Despite our failure, Australia’s choice to join the war in Afghanistan 20 years ago leaves us with a clear responsibility to the people of Afghanistan now. For months the federal government was warned that thousands of interpreters and other Afghans who supported our troops or our aid projects were at risk and required urgent evacuation. Yet the news that just 26 people were rescued on the first evacuation flight (with space for 128) is simply macabre. To be rescued, those who helped Australia will now have to put a target on their back by travelling to Kabul’s airport through Taliban-controlled checkpoints, while Peter Dutton smears their character on Australian TV. If this is the best we can do, it is an indictment of us all.
Domestically, the exponential growth in Covid cases in NSW grows more depressing each day. It was surreal to watch the NSW Premier speak on Thursday of “light at the end of the tunnel” while announcing record case numbers. No practical changes to the NSW settings were offered, because they were “just right”. Instead, blame was allocated to the victims.
In the same press conference, her own health advisers admitted transmissions were not occurring because people were doing the wrong thing, but because there are many young unvaccinated people in essential jobs. By Friday, Berejiklian’s “just right” settings were tightened, including a curfew and an outdoor mask mandate – neither of which will address the workplace transmission that seems to be the source of the problem.
In any case, it’s too little, too late. Berejiklian made the fatal mistake of believing her own press about NSW avoiding lockdowns, locked down way too late, and now she and the rest of Australia are victims of her hubris.
The NSW wave has exposed massive Covid response failures at both a state and federal level. Aboriginal and Torres Strait Islanders are amongst the most vulnerable populations, which is why they were supposed to be prioritised in phase 1b of the vaccine rollout. But vaccination rates in some Aboriginal communities are half that of the general population. Equally, people with disabilities, aged care workers and others appear to be having great difficulty accessing the vaccine, despite being priority populations within the rollout.
As a 39-year-old living in the ACT, I booked my first Pfizer jab (couldn’t find an AZ one) for early September. There is every chance I will get my first jab before thousands of Aboriginal communities get theirs, and there are now cases within Aboriginal communities in western NSW. Aboriginal community-controlled health organisations led the world in protecting First Nations communities from the pandemic while a vaccine was just a hope. To see the virus enter these communities unprotected, when vaccines are now available, is an egregious failure of government. We just have to hope it does not prove a fatal one for Aboriginal communities.

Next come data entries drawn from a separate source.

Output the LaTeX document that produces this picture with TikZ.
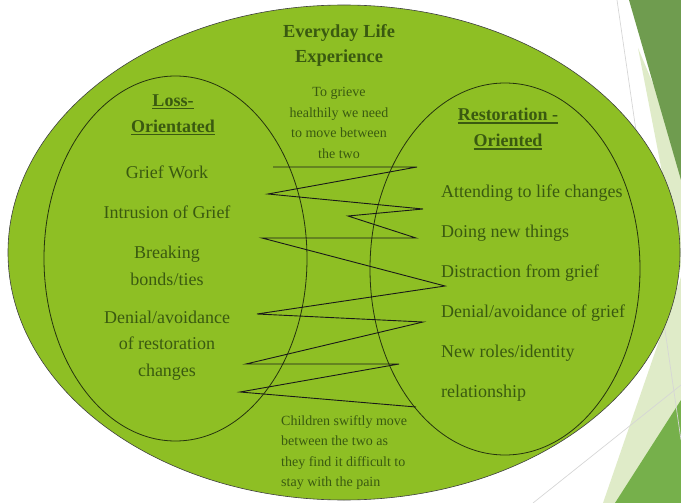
\documentclass[tikz,border=0pt]{standalone}
\usepackage{fontspec}
\setmainfont{Liberation Serif}
\definecolor{bubblegreen}{HTML}{8EBF24}
\definecolor{txtgreen}{HTML}{3A5A10}
\definecolor{facetdark}{HTML}{6F9C4F}
\definecolor{facetlight}{HTML}{DFEBC8}
\definecolor{facetmid}{HTML}{76B04B}
\definecolor{facetline}{HTML}{D6D6D6}
\definecolor{rimdark}{HTML}{26340E}
% underline drawn as a rule so its weight follows the heading size
\newcommand\headul[1]{\setbox0\hbox{#1}\leavevmode\rlap{\rule[-2.8pt]{\wd0}{1.3pt}}\box0}
\begin{document}
\begin{tikzpicture}[x=1pt,y=-1pt,
  every node/.style={inner sep=0pt,text=txtgreen},
  titletext/.style={font=\fontsize{18.4}{25}\selectfont\bfseries,align=center},
  notetext/.style={font=\fontsize{14}{20.5}\selectfont,align=center},
  headtext/.style={font=\fontsize{18}{26}\selectfont\bfseries,align=center},
  itemtext/.style={font=\fontsize{18}{26.5}\selectfont,align=center},
  rightitem/.style={font=\fontsize{18}{26.5}\selectfont,anchor=west},
  outerbubble/.style={fill=bubblegreen,draw=black!75,line width=0.6pt},
  innerbubble/.style={draw=rimdark,line width=0.8pt},
  zigzag/.style={draw=black!90,line width=0.9pt,line join=miter},
  facetrule/.style={draw=facetline,line width=0.7pt}]
\useasboundingbox (0,0) rectangle (681,503);

% slide facets on the right edge
\fill[facetlight] (638,48) -- (681,270) -- (681,150) -- cycle;
\fill[facetlight] (681,277) -- (603,503) -- (681,503) -- cycle;
\fill[facetmid] (615,503) -- (681,400) -- (681,503) -- cycle;
\fill[facetdark] (629,0) -- (681,0) -- (681,180) -- cycle;
\path[facetrule] (617,0) -- (681,440);
\path[facetrule] (533,503) -- (681,385);

% the three bubbles
\path[outerbubble] (344,252.5) ellipse [x radius=336pt, y radius=247.5pt];
\path[innerbubble] (175.5,258.5) ellipse [x radius=131.5pt, y radius=182.5pt];
\path[innerbubble] (505,269) ellipse [x radius=135pt, y radius=186pt];

% oscillation between the two orientations
\coordinate (z1) at (273,167);
\coordinate (z2) at (417,167);
\coordinate (z3) at (268,194);
\coordinate (z4) at (423,209);
\coordinate (z5) at (348,216);
\coordinate (z6) at (416,238);
\coordinate (z7) at (262,238);
\coordinate (z8) at (445,286);
\coordinate (z9) at (257,314);
\coordinate (z10) at (423,322);
\coordinate (z11) at (246,364);
\coordinate (z12) at (399,364);
\coordinate (z13) at (240,392);
\coordinate (z14) at (416,407);
\path[zigzag] (z1) -- (z2) -- (z3) -- (z4) -- (z5) -- (z6) -- (z7) -- (z8)
  -- (z9) -- (z10) -- (z11) -- (z12) -- (z13) -- (z14);

% headings and notes
\node[titletext] (title) at (339,45.5) {Everyday Life\\Experience};
\node[notetext] (healthy) at (339,123) {To grieve\\healthily we need\\to move between\\the two};
\node[notetext,align=left,anchor=west] (children) at (281,452.5)
  {Children swiftly move\\between the two as\\they find it difficult to\\stay with the pain};

% loss-orientated side
\node[headtext] (losshead) at (173,115) {\headul{Loss-}\\\headul{Orientated}};
\node[itemtext] (l1) at (167,172) {Grief Work};
\node[itemtext] (l2) at (167,212) {Intrusion of Grief};
\node[itemtext] (l3) at (167,266) {Breaking\\bonds/ties};
\node[itemtext] (l4) at (167,345.5) {Denial/avoidance\\of restoration\\changes};

% restoration-oriented side
\node[headtext] (resthead) at (508,129) {\headul{Restoration -}\\\headul{Oriented}};
\node[rightitem] (r1) at (441,193) {Attending to life changes};
\node[rightitem] (r2) at (441,233) {Doing new things};
\node[rightitem] (r3) at (441,273) {Distraction from grief};
\node[rightitem] (r4) at (441,313) {Denial/avoidance of grief};
\node[rightitem] (r5) at (441,353) {New roles/identity};
\node[rightitem] (r6) at (441,393) {relationship};
\end{tikzpicture}
\end{document}
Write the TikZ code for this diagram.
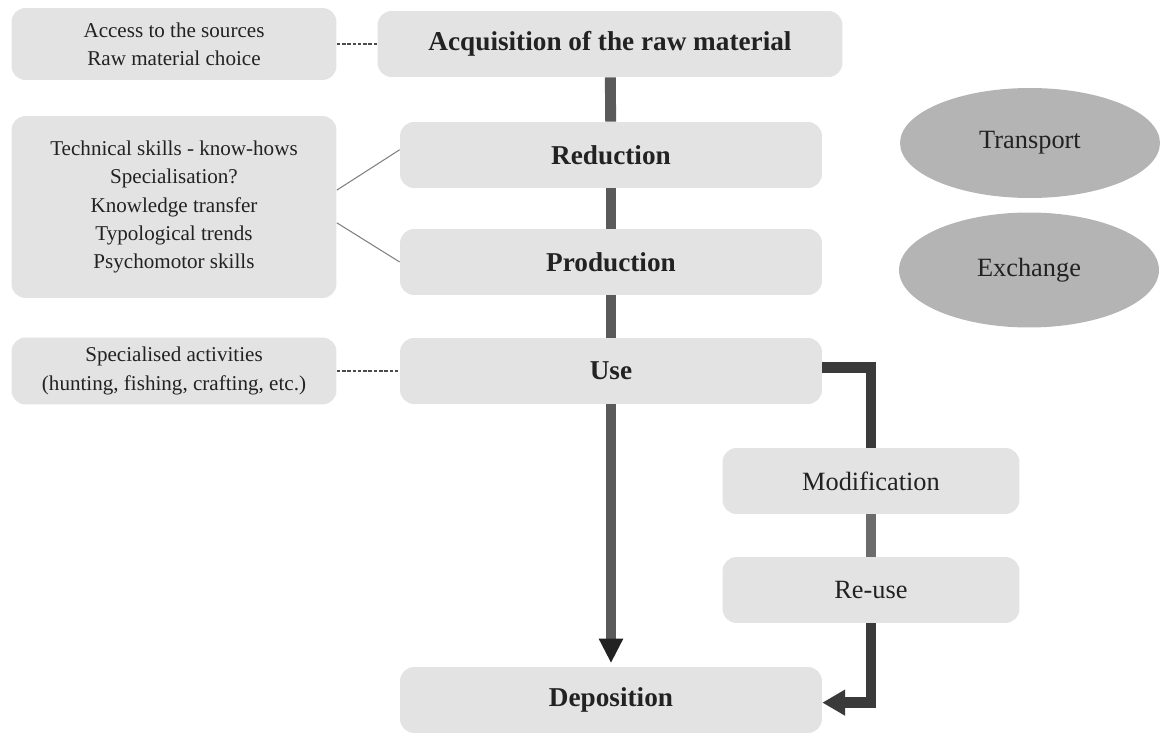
\documentclass[tikz,border=0pt]{standalone}
\usepackage{fontspec}
\setmainfont{Liberation Serif}
\usetikzlibrary{arrows.meta,shapes.geometric}
\definecolor{boxgray}{HTML}{E3E3E3}
\definecolor{ovalgray}{HTML}{B4B4B4}
\definecolor{bargray}{HTML}{5A5A5A}
\definecolor{bardark}{HTML}{3A3A3A}
\definecolor{txtgray}{HTML}{222222}

\begin{document}
\begin{tikzpicture}[x=0.02cm, y=-0.02cm]
\tikzset{stage/.style={rectangle, rounded corners=8pt, fill=boxgray, minimum width=8.44cm, minimum height=1.32cm, inner sep=0pt, text=txtgray, font=\fontsize{15.5}{18}\selectfont\bfseries}}
\tikzset{note/.style={rectangle, rounded corners=8pt, fill=boxgray, minimum width=6.5cm, inner sep=0pt, text=txtgray, align=center, font=\fontsize{12}{16}\selectfont}}
\tikzset{reuse box/.style={rectangle, rounded corners=8pt, fill=boxgray, minimum width=5.94cm, minimum height=1.32cm, inner sep=0pt, text=txtgray, font=\fontsize{15}{18}\selectfont}}
\tikzset{oval/.style={ellipse, fill=ovalgray, minimum width=5.2cm, minimum height=2.2cm, inner sep=0pt, text=txtgray, font=\fontsize{15}{18}\selectfont}}
\tikzset{bar/.style={line width=6.2pt, bargray}}
\tikzset{link/.style={line width=0.6pt, gray}}
\tikzset{dots/.style={line width=0.6pt, gray!60!black, dash pattern=on 2pt off 1pt}}
\useasboundingbox (0,0) rectangle (1163,733);

% main chain
\node[stage, minimum width=9.3cm] (acq) at (610,44) {Acquisition of the raw material};
\node[stage] (red) at (611,155) {Reduction};
\node[stage] (prod) at (611,262) {Production};
\node[stage] (use) at (611,371) {Use};
\node[stage] (depo) at (611,700) {Deposition};

% side notes
\node[note, minimum height=1.44cm] (src) at (174,44) {Access to the sources\\Raw material choice};
\node[note, minimum height=3.64cm] (tech) at (174,207) {Technical skills - know-hows\\Specialisation?\\Knowledge transfer\\Typological trends\\Psychomotor skills};
\node[note, minimum height=1.34cm] (act) at (174,371) {Specialised activities\\(hunting, fishing, crafting, etc.)};

% re-use loop
\node[reuse box] (modif) at (871,481) {Modification};
\node[reuse box] (reuse) at (871,590) {Re-use};

\node[oval] (trans) at (1030,143) {Transport};
\node[oval, minimum height=2.3cm] (exch) at (1029,270) {Exchange};

\draw[bar] (acq) -- (red);
\draw[bar] (red) -- (prod);
\draw[bar] (prod) -- (use);
\draw[bar, -{Triangle[length=14pt,width=13pt,color=txtgray]}] (use) -- ([yshift=2pt]depo.north);
\draw[bar, bardark, line join=miter] ([yshift=2pt]use.east) -| (modif.north);
\draw[bar, gray!85!black] (modif) -- (reuse);
\draw[bar, bardark, line join=miter, -{Triangle[length=13pt,width=14pt]}] (reuse.south) |- ([yshift=-1.5pt]depo.east);

\draw[dots] (src) -- (acq);
\draw[dots] (act) -- (use);
\draw[link] ([yshift=9.6pt]tech.east) -- ([yshift=3pt]red.west);
\draw[link] ([yshift=-9pt]tech.east) -- (prod.west);
\end{tikzpicture}
\end{document}
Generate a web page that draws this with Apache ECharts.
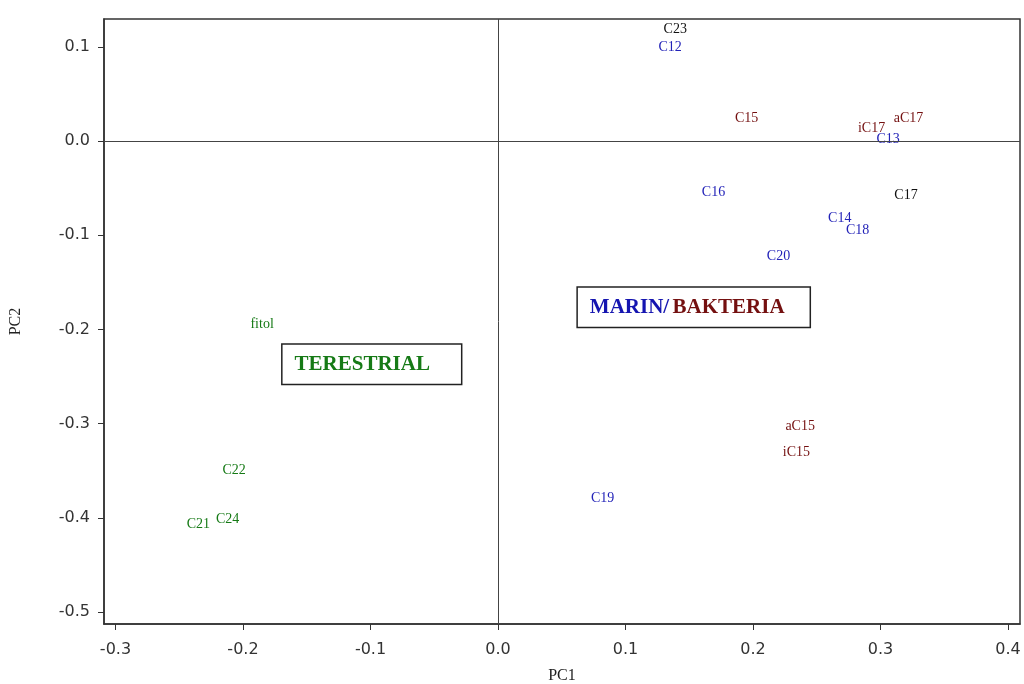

Canberrans are lucky. There has been little complacency from the ACT government. Learning from the mistakes and experiences of other jurisdictions, we entered lockdown with just one active case. Some laughed at this as an overreaction, but within a week one case turned into 83, half of them under 19.5 years of age.
“I just see young people being horribly exposed by the decision of another government and I don’t know what I can do to protect my community against that,” said Chief Minister Andrew Barr this week.
Barr started an important national discussion when he said the NSW Premier was making decisions not just for her own jurisdiction, but for the entire east coast of Australia.
Of course, we must have a national discussion about what it means to open up and “live with the virus” – but all that is predicated on achieving vaccination rates that protect the whole community. And that still seems a long way off.